As an individual, you cannot change the climate of the place you are in. You may be able to choose the climate you settle in, though this isn’t an option for everybody. Wherever you land, you will need to work within what that climate offers you. Climate change offers additional challenges to this as we don’t have full prediction on where that is going to go. As an example, our farm is located in a wet/dry subtropical climate.
Our summers are hot and humid with most of the rainfall falling over four months. Our fall, winter and spring are drier, with much less rainfall falling per month. We sometimes freeze during winter, but we don’t have snow, and the ground does not freeze (what is called a hard freeze).
Southern California has a Mediterranean climate. Their wet season is in the winter, and their summers are hot and dry. Temperatures are similar, but the rain patterns create a very different set of flora and fauna that grow in these areas. Yet, there are a number of plants that humans are growing in both climates.
There are wet tropical climates that have rainfall most of the year, sometimes 150” or more.
There are warm, cool and cold temperate climates.
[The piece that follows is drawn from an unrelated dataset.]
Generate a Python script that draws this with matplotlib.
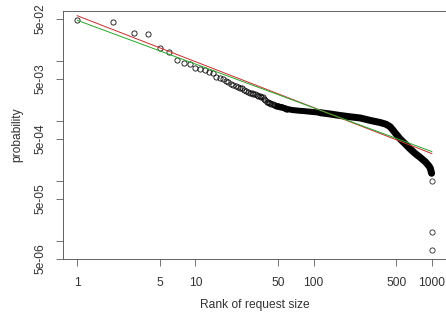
import matplotlib
matplotlib.use('Agg')
import matplotlib.pyplot as plt
import numpy as np

plt.rcParams['font.family'] = ['Liberation Sans', 'DejaVu Sans']

# head of the distribution: one circle per rank
rank_pts = list(range(1, 50)) + [50, 52, 54, 56, 58, 60]
prob_pts = [0.0481, 0.0446, 0.0293, 0.0281, 0.01625, 0.0141, 0.01026, 0.00925, 0.00879, 0.00754,
            0.0074, 0.00706, 0.00654, 0.00629, 0.0053, 0.0051, 0.0050, 0.0046, 0.0044, 0.0042,
            0.0039, 0.0038, 0.0037, 0.0036, 0.0035, 0.0033, 0.0031, 0.0030, 0.0029, 0.0029,
            0.0028, 0.0028, 0.0027, 0.0026, 0.0026, 0.0025, 0.0025, 0.0023, 0.0022, 0.0021,
            0.0021, 0.0020, 0.0020, 0.0019, 0.00188, 0.00185, 0.00183, 0.00180, 0.00177, 0.00175,
            0.00170, 0.00168, 0.00164, 0.00160, 0.00157]

# dense part (hundreds of overlapping circles) -> thick black band
band_rank = [50, 54, 60, 66, 75, 82, 95, 114, 140, 168, 205, 248, 301, 366, 410, 444,
             470, 490, 540, 596, 657, 724, 798, 880, 940, 970, 996]
band_prob = [0.00175, 0.00169, 0.00158, 0.00152, 0.00148, 0.00146, 0.00142, 0.00137, 0.0013,
             0.00123, 0.00117, 0.00112, 0.00102, 0.00094, 0.00088, 0.0008, 0.0007, 0.00063,
             0.0005, 0.000413, 0.00034, 0.000286, 0.000246, 0.000209, 0.00018, 0.000164, 0.000134]

# isolated last points
tail_rank = [998, 999, 1000]
tail_prob = [1.0e-4, 1.39e-5, 7.1e-6]

# fitted lines: log10(p) = a + b*log10(rank)
fit_red = (-1.246, -0.766)
fit_green = (-1.323, -0.729)

xticks = [1, 5, 10, 50, 100, 500, 1000]
yticks = [5e-2, 1e-2, 5e-3, 1e-3, 5e-4, 1e-4, 5e-5, 1e-5, 5e-6]
ylabels = ['5e-02', '', '5e-03', '', '5e-04', '', '5e-05', '', '5e-06']

fig = plt.figure(figsize=(446 / 72, 320 / 72), dpi=72)
ax = fig.add_axes([63 / 446, 1 - 259 / 320, 383 / 446, 248 / 320])

# a bit thinner where the circles are still spread out
ax.plot(band_rank[:8], band_prob[:8], color='black', lw=6, solid_capstyle='round',
        solid_joinstyle='round')
ax.plot(band_rank[7:], band_prob[7:], color='black', lw=7, solid_capstyle='round',
        solid_joinstyle='round')
ax.plot(rank_pts, prob_pts, 'o', mfc='none', mec='black', ms=5.2, mew=0.8)
ax.plot(tail_rank, tail_prob, 'o', mfc='none', mec='#222222', ms=5.2, mew=0.8)

r = np.array([1, 1000])
ax.plot(r, 10 ** (fit_red[0] + fit_red[1] * np.log10(r)), color='#c83232', lw=1)
ax.plot(r, 10 ** (fit_green[0] + fit_green[1] * np.log10(r)), color='#2fa82f', lw=1)

ax.set_xscale('log')
ax.set_yscale('log')
ax.set_xlim(10 ** -0.12, 10 ** 3.12)
ax.set_ylim(5e-6, 10 ** -1.168)

ax.xaxis.set_major_locator(matplotlib.ticker.FixedLocator(xticks))
ax.xaxis.set_major_formatter(matplotlib.ticker.FixedFormatter([str(t) for t in xticks]))
ax.xaxis.set_minor_locator(matplotlib.ticker.NullLocator())
ax.yaxis.set_major_locator(matplotlib.ticker.FixedLocator(yticks))
ax.yaxis.set_major_formatter(matplotlib.ticker.FixedFormatter(ylabels))
ax.yaxis.set_minor_locator(matplotlib.ticker.NullLocator())

ax.tick_params(axis='x', pad=11)
ax.tick_params(axis='y', pad=9)
ax.tick_params(axis='both', length=7, width=0.8, color='#555555', labelsize=12,
               labelcolor='#333333')
for lab in ax.get_yticklabels():
    lab.set_rotation(90)
    lab.set_va('center')

for s in ax.spines.values():
    s.set_color('#555555')
    s.set_linewidth(0.9)

ax.set_xlabel('Rank of request size', fontsize=12, color='#333333', labelpad=10)
ax.set_ylabel('probability', fontsize=12, color='#333333', labelpad=12)

fig.savefig('out.png', dpi=72)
These have a pretty big list of plants that grow in all 3 climates but some that only grow in one or two of them.
There are alpine climates, very unique ecosystems, and desert or drylands climates, both warm and colder, which have their own unique ecologies.
A man named Koppen attempted to categorize some of these around the world.

Of course, our climate in Florida is very different than the climate of the Tennessee mountains, but are both classified as “humid subtropical climates” in this classification system. This classification is useful to study as it does give some prediction on a variety of factors from a macro pattern viewpoint.
Hands On Activity
Find your climate type in the Wikipedia article on Koppen climate classification. https://en.wikipedia.org/wiki/K%C3%B6ppen_climate_classification
What are the characteristics of your climate, per the Koppen classification?